Être designer indépendant·e en 2024 n’est pas vraiment une sinécure. Jongler avec les contraintes – qu’elles soient financières, temporelles ou tout simplement humaines – devient un labeur quotidien. On doit gérer les réseaux sociaux, les client·e·s et les fournisseur·se·s, tout en essayant d’éviter les chamboulements de dernière minute. Et pourtant, rien n’aurait pu empêcher Meryll Rogge et Stephanie D’Heygere de lancer leur propre marque, l’une de prêt-à-porter, l’autre d’accessoires. Il suffit d’ailleurs de consulter le CV de chacune pour réaliser qu’elles étaient déjà des fashion insiders avant de créer sous leur propre nom. Rogge a travaillé comme designer pour Marc Jacobs à New York et dirigé le studio femme de Dries Van Noten pendant trois ans et demi. Elle a aussi été demi-finaliste du prix LVMH en 2022. Quant à D’Heygere, elle dessine depuis plusieurs années des lignes d’accessoires et de bijoux pour des marques de mode établies, telles que Courrèges, Y/Project ou A.P.C. Volontaires, déterminées et intègres, elles font partie d’une nouvelle génération de créatrices qui veulent se faire une place dans une industrie encore dominée par les hommes.
Force est de constater qu’il y a malheureusement peu de femmes à la tête des grandes maisons de luxe en France, hormis Virginie Viard chez Chanel, Maria Grazia Chiuri chez Dior et Nadège Vanhee-Cybulski chez Hermès. Le succès fulgurant de Marine Serre, diplômée de La Cambre Mode[s] à Bruxelles, a sans doute donné des ailes à d’autres jeunes femmes qui souhaiteraient tenter leur chance. Rogge présente ses collections à Paris. Stephanie y vit. Complices dans leur belgitude, elles sont confrontées aux mêmes problèmes, et savent très bien en rire. Pour la première fois dans un magazine, les deux créatrices, qui se connaissent depuis l’adolescence et sont restées très proches, jouent le jeu de l’interview croisée, placée sous le thème de l’escapisme. Comment parviennent-elles à fuir la réalité pour se retrouver elles-mêmes ? Existe-t-il encore des espaces libres où elles peuvent se ressourcer ? Empreinte de courage et d’amitié, leur conversation est aussi surprenante que sincère.

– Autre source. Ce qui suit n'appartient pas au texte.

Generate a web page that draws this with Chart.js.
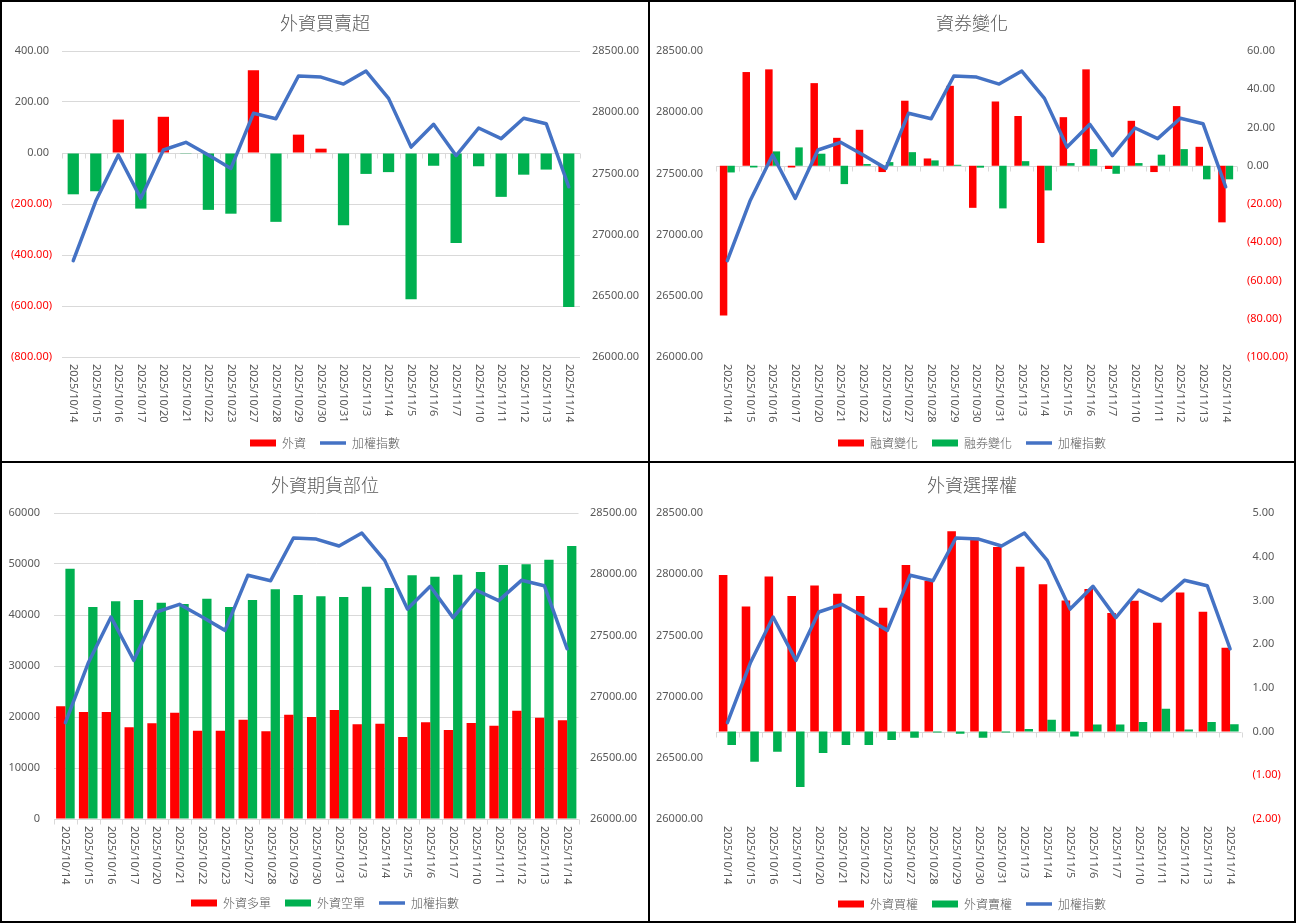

MIXTE. À quand remonte votre toute première rencontre ?
MERYLL ROGGE. Je ne m’en souviens absolument pas. Steph ?
STEPHANIE D’HEYGERE. On avait 14, 15 ans à peine. Ce n’était pas autour de l’équipe de hockey ?
M. Vous étiez dans la même équipe de hockey ?
M. R. Non, mais on avait déjà des amis en commun.
M. Votre passion pour la mode remonte à l’adolescence ?
S. D. J’étais une grande consommatrice de magazines à l’époque, mais je ne pensais vraiment pas à la mode comme parcours professionnel.
M. R. Sauf que tu recevais souvent des cadeaux de ta tante, dont la fameuse pochette Vuitton.
S. D. Oui, j’ai toujours eu un penchant pour le luxe (rires). C’était un petit sac graffiti Stephen Sprouse, dessiné par Marc Jacobs. Je l’ai toujours d’ailleurs. J’avais fait la queue devant leur boutique des Champs pour en avoir un, mais ils étaient tous sold out.
M. Meryll, est-ce que l’intérêt pour la mode est venu plus tard pour toi ?
M. R. Je ne voulais pas faire de mode au départ, mais être illustratrice pour Walt Disney. Vers l’âge de 14 ans, j’ai commencé à dévorer les magazines Gap Collections de ma grand-mère, qui reprenaient tous les défilés de la saison par capitale mode. Même enfant, j’avais des opinions assez fortes sur ce que je voulais porter. À 15 ans, je me souviens que ma prof de grec m’avait confisqué un dessin que j’avais fait durant le cours pour finalement m’asséner : “Toi, tu seras styliste de mode.”